Rushing to rebook the earliest available Prometric seat without changing your preparation approach is the most common and most preventable reason for a second unsuccessful attempt. Your score report is the difference between that outcome and a passing result.
The complete details of what to expect at the testing site - from check-in to biometric procedures to equipment available - are covered in our article on ARRT(R) Exam Day Logistics: What to Bring and Expect.
Aligning Your Prep to Domain Weight
This section is intentionally short because the most important study decisions for ARRT(R) are content decisions, not methodology decisions. That said, domain weight should directly govern how you allocate your preparation calendar.

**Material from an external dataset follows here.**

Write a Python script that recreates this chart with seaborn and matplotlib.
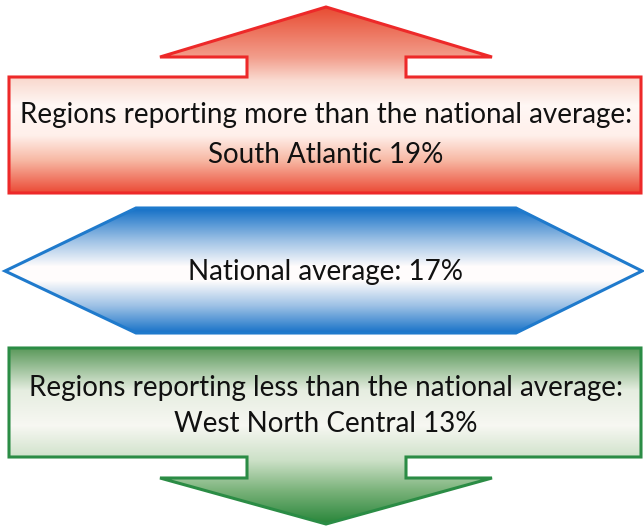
import numpy as np
import matplotlib
matplotlib.use("Agg")
import matplotlib.pyplot as plt
from matplotlib.patches import Polygon
import seaborn as sns

# data
above_label = "Regions reporting more than the national average:"
above_region = "South Atlantic"
above_pct = 19
national_label = "National average:"
national_pct = 17
below_label = "Regions reporting less than the national average:"
below_region = "West North Central"
below_pct = 13

W, H = 644, 527

sns.set_theme(style="white")
plt.rcParams['font.family'] = ['Lato', 'DejaVu Sans']

fig = plt.figure(figsize=(W / 100, H / 100), dpi=100)
ax = fig.add_axes([0, 0, 1, 1])
ax.set_xlim(0, W)
ax.set_ylim(H, 0)
ax.axis('off')


def gradient_shape(verts, stops, edge):
    ys = np.arange(H)
    sy = [s[0] for s in stops]
    rgb = np.stack([np.interp(ys, sy, [s[1][k] for s in stops]) for k in range(3)], axis=1)
    img = np.repeat(rgb[:, None, :], 2, axis=1)
    poly = Polygon(verts, closed=True, facecolor='none', edgecolor=edge, lw=2.2, zorder=3)
    ax.add_patch(poly)
    im = ax.imshow(img, extent=(0, W, H, 0), aspect='auto', zorder=2, interpolation='bilinear')
    im.set_clip_path(poly)


# red up arrow
red_verts = [(9, 77), (247, 77), (247, 57), (160, 57), (326, 7), (492, 57),
             (406, 57), (406, 77), (641, 77), (641, 193), (9, 193)]
red_stops = [(7, (0.91, 0.30, 0.20)), (57, (0.95, 0.62, 0.55)), (80, (0.98, 0.86, 0.82)),
             (105, (1.0, 0.97, 0.96)), (135, (1.0, 0.94, 0.92)), (160, (0.97, 0.72, 0.64)),
             (193, (0.92, 0.28, 0.20))]
gradient_shape(red_verts, red_stops, (0.93, 0.16, 0.16))

# blue hexagon
blue_verts = [(5, 271), (136, 208), (516, 208), (642, 271), (516, 333), (136, 333)]
blue_stops = [(208, (0.08, 0.44, 0.78)), (240, (0.62, 0.76, 0.90)), (266, (1.0, 0.99, 0.99)),
              (280, (1.0, 0.99, 0.99)), (305, (0.62, 0.76, 0.90)), (333, (0.08, 0.44, 0.78))]
gradient_shape(blue_verts, blue_stops, (0.12, 0.48, 0.80))

# green down arrow
green_verts = [(9, 348), (641, 348), (641, 457), (406, 457), (406, 478), (492, 478),
               (326, 524), (160, 478), (247, 478), (247, 457), (9, 457)]
green_stops = [(348, (0.36, 0.60, 0.36)), (390, (0.90, 0.93, 0.88)), (425, (0.97, 0.97, 0.95)),
               (460, (0.80, 0.88, 0.78)), (490, (0.48, 0.70, 0.48)), (524, (0.15, 0.52, 0.22))]
gradient_shape(green_verts, green_stops, (0.17, 0.55, 0.27))

txt = dict(ha='center', va='center', fontsize=20, color='#111111', zorder=5)
ax.text(326, 115, above_label, **txt)
ax.text(326, 155, f"{above_region} {above_pct}%", **txt)
ax.text(326, 272, f"{national_label} {national_pct}%", **txt)
ax.text(326, 388, below_label, **txt)
ax.text(326, 424, f"{below_region} {below_pct}%", **txt)

fig.savefig("out.png", dpi=100, facecolor='white')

Procedures Foundation (Domain 4 - 33%)
- Work through all major body region positioning: chest, abdomen, extremities, spine
- Drill anatomical landmarks and projection criteria using visual references
- Complete practice questions exclusively in Domain 4 to baseline your starting performance
Image Production + Safety (Domains 3 and 2 - 50.5% combined)
- Master exposure factor relationships: mAs/kVp effects on image quality
- Cover digital imaging systems, AEC, and image evaluation criteria
- Review ALARA, radiobiology classification, and dose calculation concepts
Patient Care + Integration (Domain 1 - 16.5% + Full Review)
- Complete Patient Care content: contrast reactions, pharmacology, patient assessment
- Take at least two timed, full-length mixed-domain practice exams
- Use spaced repetition review on any topic where practice performance is below your target
The spaced repetition principle applies specifically here: after your Week 1-2 Procedures block, revisit positioning questions every three days in the final two weeks. Procedures content is voluminous, and forgetting curves work against you if you review it once and move on. ARRT(R) practice tests with domain filtering let you build exactly this kind of scheduled review into your calendar.
For a full reference on how your score report connects to everything that happens on exam day and after, return to our detailed guide: ARRT(R) Score Report 2026: How Results Are Calculated.
Frequently Asked Questions
The minimum passing scaled score is 75 on a scale of 1 to 99. This is a scaled score - not a raw percentage correct - meaning it has been adjusted for exam form difficulty through ARRT's equating process. Scoring above 75 confirms entry-level competency and credential eligibility.
An unofficial pass/fail result is typically displayed at the Prometric testing center immediately after you finish the exam. Your official score report is posted to your ARRT online account within a few business days. The official report is the document that matters for credentialing purposes.
No. ARRT does not release individual question results or a question-by-question breakdown. Candidates who do not pass receive domain-level diagnostic performance indicators - qualitative ratings showing performance relative to the passing standard within each of the four exam domains.
Start with your diagnostic score report from your first attempt. Prioritize any domain rated "Below Passing," and then weight your remediation by domain size. Procedures at 33% of the exam has the largest impact on your scaled score, so weakness there almost always warrants the most intensive focus - unless your diagnostic indicators show a specific domain lagging significantly more.
No. The ARRT Radiography exam uses criterion-referenced scoring, not norm-referenced scoring. The passing standard of 75 reflects a fixed definition of entry-level competency. It does not shift based on how well or poorly other candidates performed on a given testing day. Every candidate who meets the standard passes, regardless of volume.